Wednesday, January 21, 2009

Did you see this?

Did you catch this in President Obama's inaugural on Tuesday?

"It is the. . . selflessness of workers who would rather cut their hours than see a friend lose a job that sees us through our darkest hours."

When I recently suggested in a letter to the editor that teachers' union concessions would help ordinary Rhode Islanders, not corporate executives and shareholders, to weather this financial storm, I was trounced by union members suggesting I was just anti-union.

Why aren't they criticizing President Obama?

Some good news for Rhode Islanders?


Tucked away on page B3 of the Projo, January 21, 2009, was an article, "Supreme court to hear ethics appeal", which is certainly good news for Rhode Island citizens. In fact the Supreme Court decision may have a greater impact on us than the hugely important Inauguration of President Obama.

I hope that all Rhode Islander follow this case, which can determine whether or not RI lawmakers can be held to some standard of ethical behavior instead of ignoring the people. The current "speech in debate" clause is an impediment to honest and just government.

Friday, January 2, 2009

Politics v Ethics

Robert Benson Jr., in his Providence Journal, Jan. 2, Commentary, "Legislators can ignore ethics law" asks "Where's the outrage and protest?"

His concerns are real and frightening for every Rhode Islander no matter what party. Article VI, Section 5 of our state constitution says: "For any speech in debate, in any house, no member shall be questioned in any other place." Judge Francis Darigan has ruled that this provision means that a State Senator can not be prosecuted by the State Ethics Commission for his actions (read; votes) in the General Assembly.

The response in the local blogs to this piece was about whether more Democrats than Rebublicans were being held up as bad examples.
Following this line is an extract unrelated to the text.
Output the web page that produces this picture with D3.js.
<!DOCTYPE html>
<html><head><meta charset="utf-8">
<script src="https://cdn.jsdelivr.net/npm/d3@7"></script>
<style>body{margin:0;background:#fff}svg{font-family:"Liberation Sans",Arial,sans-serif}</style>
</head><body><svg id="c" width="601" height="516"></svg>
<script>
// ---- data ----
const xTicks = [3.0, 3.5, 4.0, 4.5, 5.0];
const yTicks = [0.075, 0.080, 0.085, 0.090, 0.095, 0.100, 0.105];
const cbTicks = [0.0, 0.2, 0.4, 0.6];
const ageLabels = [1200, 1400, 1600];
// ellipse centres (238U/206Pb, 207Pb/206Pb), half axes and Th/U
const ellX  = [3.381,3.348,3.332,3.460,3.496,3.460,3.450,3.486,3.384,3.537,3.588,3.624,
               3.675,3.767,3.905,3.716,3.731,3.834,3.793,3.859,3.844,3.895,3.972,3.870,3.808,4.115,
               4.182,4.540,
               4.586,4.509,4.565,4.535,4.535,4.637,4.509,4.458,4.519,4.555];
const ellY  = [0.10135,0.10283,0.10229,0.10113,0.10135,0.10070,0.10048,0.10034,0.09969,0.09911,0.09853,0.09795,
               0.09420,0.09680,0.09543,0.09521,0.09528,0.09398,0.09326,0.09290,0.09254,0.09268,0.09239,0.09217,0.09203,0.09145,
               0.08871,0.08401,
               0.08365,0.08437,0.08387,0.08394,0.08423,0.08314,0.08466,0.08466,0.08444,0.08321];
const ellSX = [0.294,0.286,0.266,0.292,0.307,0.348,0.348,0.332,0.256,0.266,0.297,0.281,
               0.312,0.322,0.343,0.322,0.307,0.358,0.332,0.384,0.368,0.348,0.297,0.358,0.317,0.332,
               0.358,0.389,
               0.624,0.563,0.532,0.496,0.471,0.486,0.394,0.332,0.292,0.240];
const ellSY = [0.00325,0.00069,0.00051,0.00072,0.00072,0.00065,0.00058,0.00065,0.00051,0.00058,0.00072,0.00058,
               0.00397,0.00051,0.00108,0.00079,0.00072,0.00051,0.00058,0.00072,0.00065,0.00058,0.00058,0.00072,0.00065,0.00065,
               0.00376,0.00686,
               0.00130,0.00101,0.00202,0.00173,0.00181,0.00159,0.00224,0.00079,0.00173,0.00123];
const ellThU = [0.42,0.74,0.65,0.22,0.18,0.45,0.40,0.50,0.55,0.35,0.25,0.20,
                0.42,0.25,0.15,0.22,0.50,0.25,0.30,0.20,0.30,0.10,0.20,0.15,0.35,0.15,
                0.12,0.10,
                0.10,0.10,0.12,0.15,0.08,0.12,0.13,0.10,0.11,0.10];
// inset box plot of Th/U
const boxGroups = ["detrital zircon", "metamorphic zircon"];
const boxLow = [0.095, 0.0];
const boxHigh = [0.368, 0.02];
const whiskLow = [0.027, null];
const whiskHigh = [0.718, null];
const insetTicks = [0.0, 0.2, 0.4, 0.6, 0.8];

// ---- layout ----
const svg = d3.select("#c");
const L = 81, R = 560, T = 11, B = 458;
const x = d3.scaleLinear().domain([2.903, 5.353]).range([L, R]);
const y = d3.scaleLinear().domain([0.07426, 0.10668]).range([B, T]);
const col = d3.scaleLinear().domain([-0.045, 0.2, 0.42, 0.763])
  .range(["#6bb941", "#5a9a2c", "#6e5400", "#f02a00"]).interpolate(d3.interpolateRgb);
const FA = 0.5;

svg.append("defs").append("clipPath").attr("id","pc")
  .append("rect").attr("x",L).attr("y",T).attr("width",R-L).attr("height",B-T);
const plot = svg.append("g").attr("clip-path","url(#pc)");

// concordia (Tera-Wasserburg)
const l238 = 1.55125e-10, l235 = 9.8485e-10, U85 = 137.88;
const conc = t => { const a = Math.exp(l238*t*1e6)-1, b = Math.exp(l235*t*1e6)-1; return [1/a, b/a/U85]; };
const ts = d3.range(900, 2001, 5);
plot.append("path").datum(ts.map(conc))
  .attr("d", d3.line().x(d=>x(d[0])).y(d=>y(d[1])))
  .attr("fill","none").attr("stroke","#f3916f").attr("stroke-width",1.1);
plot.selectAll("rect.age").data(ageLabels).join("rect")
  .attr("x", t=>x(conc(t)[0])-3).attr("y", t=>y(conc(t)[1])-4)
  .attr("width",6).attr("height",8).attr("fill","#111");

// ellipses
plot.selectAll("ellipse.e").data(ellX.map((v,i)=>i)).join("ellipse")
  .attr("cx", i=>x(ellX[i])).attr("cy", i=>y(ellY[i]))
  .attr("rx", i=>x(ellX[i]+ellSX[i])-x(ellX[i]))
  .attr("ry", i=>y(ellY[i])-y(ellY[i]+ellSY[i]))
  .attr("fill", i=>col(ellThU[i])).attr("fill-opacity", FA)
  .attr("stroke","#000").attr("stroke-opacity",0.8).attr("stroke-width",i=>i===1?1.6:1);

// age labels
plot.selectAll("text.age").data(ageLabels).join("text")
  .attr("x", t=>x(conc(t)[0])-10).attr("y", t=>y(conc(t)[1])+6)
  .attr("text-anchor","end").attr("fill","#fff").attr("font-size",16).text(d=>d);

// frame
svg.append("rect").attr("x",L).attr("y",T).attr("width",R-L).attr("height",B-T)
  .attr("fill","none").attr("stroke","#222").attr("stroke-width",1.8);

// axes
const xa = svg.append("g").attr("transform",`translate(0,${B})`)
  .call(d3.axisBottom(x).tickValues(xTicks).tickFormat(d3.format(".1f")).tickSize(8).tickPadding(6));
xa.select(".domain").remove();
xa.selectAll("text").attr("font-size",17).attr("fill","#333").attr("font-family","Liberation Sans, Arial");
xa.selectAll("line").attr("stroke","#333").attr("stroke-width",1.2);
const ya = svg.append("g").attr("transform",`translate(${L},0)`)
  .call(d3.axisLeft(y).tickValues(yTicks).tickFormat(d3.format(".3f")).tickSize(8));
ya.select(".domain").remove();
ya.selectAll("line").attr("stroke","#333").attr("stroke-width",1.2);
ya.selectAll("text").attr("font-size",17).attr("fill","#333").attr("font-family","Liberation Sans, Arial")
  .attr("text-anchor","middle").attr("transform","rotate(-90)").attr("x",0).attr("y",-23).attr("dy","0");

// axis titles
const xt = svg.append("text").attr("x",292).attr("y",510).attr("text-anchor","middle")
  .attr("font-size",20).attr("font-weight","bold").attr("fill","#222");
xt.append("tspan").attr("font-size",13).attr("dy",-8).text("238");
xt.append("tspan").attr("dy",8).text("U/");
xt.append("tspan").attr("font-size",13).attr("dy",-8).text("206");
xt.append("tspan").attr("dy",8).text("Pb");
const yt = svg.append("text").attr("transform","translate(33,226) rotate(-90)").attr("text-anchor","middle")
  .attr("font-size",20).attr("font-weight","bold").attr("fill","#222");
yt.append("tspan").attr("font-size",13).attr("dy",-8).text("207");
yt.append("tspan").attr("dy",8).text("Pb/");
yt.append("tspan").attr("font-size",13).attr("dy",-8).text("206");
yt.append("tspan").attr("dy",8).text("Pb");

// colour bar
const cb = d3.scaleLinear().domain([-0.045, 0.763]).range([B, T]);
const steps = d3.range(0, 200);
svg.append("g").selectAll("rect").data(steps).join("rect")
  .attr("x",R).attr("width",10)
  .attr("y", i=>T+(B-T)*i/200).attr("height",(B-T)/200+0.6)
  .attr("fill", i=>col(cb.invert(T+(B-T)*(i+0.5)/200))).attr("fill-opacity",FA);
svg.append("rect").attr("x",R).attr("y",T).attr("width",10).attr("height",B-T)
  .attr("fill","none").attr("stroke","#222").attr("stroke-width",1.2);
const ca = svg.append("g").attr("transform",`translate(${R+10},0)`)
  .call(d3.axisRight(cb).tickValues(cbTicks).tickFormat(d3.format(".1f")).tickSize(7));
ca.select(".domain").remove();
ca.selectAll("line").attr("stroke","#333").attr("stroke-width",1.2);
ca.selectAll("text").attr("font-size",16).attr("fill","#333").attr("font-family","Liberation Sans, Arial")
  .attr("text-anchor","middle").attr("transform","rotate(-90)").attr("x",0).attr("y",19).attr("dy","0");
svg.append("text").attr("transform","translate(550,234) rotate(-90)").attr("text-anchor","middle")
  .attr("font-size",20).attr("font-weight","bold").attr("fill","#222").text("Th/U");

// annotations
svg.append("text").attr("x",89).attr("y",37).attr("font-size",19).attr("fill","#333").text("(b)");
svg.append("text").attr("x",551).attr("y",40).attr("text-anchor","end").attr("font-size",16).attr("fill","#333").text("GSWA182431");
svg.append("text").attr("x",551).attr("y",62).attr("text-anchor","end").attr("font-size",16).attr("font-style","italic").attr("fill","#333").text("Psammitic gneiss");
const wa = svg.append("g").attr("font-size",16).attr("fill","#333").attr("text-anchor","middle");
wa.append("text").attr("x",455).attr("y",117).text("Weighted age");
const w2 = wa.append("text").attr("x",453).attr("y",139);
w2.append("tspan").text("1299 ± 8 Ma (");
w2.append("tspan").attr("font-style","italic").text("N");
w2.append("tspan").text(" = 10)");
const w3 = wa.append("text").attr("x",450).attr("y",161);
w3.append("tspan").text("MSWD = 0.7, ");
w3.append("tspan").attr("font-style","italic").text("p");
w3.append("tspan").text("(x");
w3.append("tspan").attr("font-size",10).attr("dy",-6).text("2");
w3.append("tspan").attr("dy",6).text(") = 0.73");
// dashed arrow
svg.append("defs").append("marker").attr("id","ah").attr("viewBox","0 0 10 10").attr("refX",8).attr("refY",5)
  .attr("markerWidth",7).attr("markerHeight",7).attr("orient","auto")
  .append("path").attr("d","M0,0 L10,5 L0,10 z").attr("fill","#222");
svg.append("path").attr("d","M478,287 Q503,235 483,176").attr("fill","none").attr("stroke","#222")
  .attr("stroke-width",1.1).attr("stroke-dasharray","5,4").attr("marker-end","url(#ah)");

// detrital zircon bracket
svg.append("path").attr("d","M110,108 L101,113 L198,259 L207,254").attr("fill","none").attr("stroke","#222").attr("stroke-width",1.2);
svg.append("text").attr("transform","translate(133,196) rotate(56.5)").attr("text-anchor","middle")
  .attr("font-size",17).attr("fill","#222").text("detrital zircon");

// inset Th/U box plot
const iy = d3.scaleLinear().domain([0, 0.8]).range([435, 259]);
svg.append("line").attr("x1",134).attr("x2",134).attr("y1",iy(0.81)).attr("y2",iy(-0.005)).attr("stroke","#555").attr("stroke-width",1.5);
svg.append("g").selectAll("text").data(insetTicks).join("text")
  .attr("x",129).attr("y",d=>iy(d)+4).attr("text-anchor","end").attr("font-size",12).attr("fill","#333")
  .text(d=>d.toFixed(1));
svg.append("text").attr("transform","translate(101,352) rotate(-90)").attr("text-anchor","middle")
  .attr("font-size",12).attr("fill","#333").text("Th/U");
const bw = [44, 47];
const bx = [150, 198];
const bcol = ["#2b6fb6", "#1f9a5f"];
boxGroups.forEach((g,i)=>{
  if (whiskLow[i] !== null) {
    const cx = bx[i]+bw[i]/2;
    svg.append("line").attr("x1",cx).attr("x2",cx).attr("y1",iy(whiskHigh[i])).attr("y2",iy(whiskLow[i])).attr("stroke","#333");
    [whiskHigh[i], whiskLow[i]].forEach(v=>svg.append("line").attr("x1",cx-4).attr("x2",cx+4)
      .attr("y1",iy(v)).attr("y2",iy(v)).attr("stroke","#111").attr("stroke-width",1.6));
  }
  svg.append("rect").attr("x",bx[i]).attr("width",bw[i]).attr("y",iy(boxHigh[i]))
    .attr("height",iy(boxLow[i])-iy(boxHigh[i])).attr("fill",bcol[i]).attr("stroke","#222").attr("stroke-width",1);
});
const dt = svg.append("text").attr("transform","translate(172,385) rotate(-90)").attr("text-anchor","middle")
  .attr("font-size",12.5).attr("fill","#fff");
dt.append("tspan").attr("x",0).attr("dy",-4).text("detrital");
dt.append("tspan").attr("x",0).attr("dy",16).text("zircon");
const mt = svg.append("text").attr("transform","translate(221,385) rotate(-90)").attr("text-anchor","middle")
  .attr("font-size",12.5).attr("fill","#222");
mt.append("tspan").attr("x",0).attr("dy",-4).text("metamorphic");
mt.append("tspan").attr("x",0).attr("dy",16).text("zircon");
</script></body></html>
This serves only to deflect attention away from an extremely important and serious decision by a Superior Court judge and turns it into nothing more than partisan posturing.

That's not what is important here. This is not a political issue, it's an ethics issue.

If current language in the Constitution insulates Senators or Representatives from charges of ethics violations, then that language must be changed, either by changing the Constitution itself or a challenge before the Supreme Court. As it stands now, this makes a mockery of our ethics laws.

Mr. Benson is right. Every one of us should be outraged.